WASHINGTON, April 4 (UPI) -- Michael Kelly became the first American reporter to die in the war Thursday. Those of us who mourn him can take some solace in the fact that he died for two causes -- freeing Iraq, and wartime journalism -- in which he deeply believed.
If you knew Michael Kelly only through his columns, you either loved him or hated him, probably depending upon your political persuasion. My politics were quite different from his, and if I had known him only as a reader I probably would have hated him. But I also knew Mike as an editor and as a person, and because of that I loved him.
Mike served as editor of The New Republic for only 10 months -- from November 1996 to September 1997 -- but many of us who worked under him remember it as an exciting, irreplaceable time. The affection that I had for Mike came as a shock to my friends, especially my liberal friends, who knew him through his columns. What I tried to explain to them was that the Mencken-esque character who came though in his columns was an almost completely different person from the Michael Kelly we knew.
One fact about Mike that his readers did not know was that he had an unparalleled gift for editing prose. I've worked for some fantastic editors, and none of them came close to Mike in this regard. A writer often hopes his editor will change as little as possible. With Mike it was just the opposite. The first time I wrote a cover story for the New Republic, he rewrote the first half nearly from scratch. He sent me the draft, and told me that if there were any parts I didn't like, I was free to change them. I read over his handiwork - it was breathtaking - and I called to say only that I wished he'd rewritten the other half as well.
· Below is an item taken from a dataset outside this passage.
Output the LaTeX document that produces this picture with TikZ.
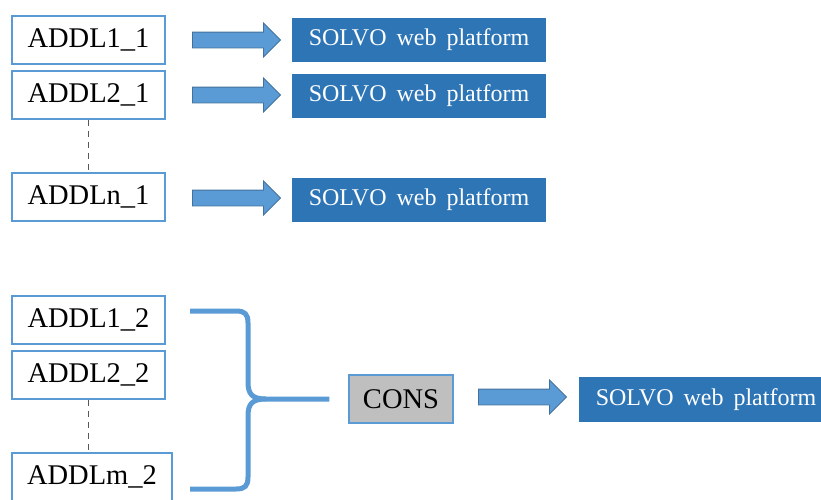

The most unusual, and endearing, thing about Mike was that his consideration for others was in reverse proportion to their status. The phrase "authoritarian personality" refers to those who suck up to their superiors and bully their social inferiors. I don't know of any phrase to describe the opposite syndrome, probably because Michael Kelly is the only person who ever had it. One of my colleagues once called him "a natural democrat." I think that's about right. He would pick a fight with someone who had power. But he was unfailingly generous with his time and his emotions to the young, underpaid staffers who worked for him.
He would sit in his office with you, offering advice -- or, more often, unwinding stories -- at the leisurely pace of a man who had no other responsibilities in the world. Often you'd hear the secretary paging him, with phone calls from prominent Washington figures, but inevitably Mike would let the messages stack up in his voice mail and continue the conversation.
The devotion he inspired in those who worked for him endured over the years. We would continue to call or write to him for advice, even years after his brief stint as our editor. His readers know that they've lost one of the greatest war reporters in the history of American journalism. His colleagues know they've lost so much more.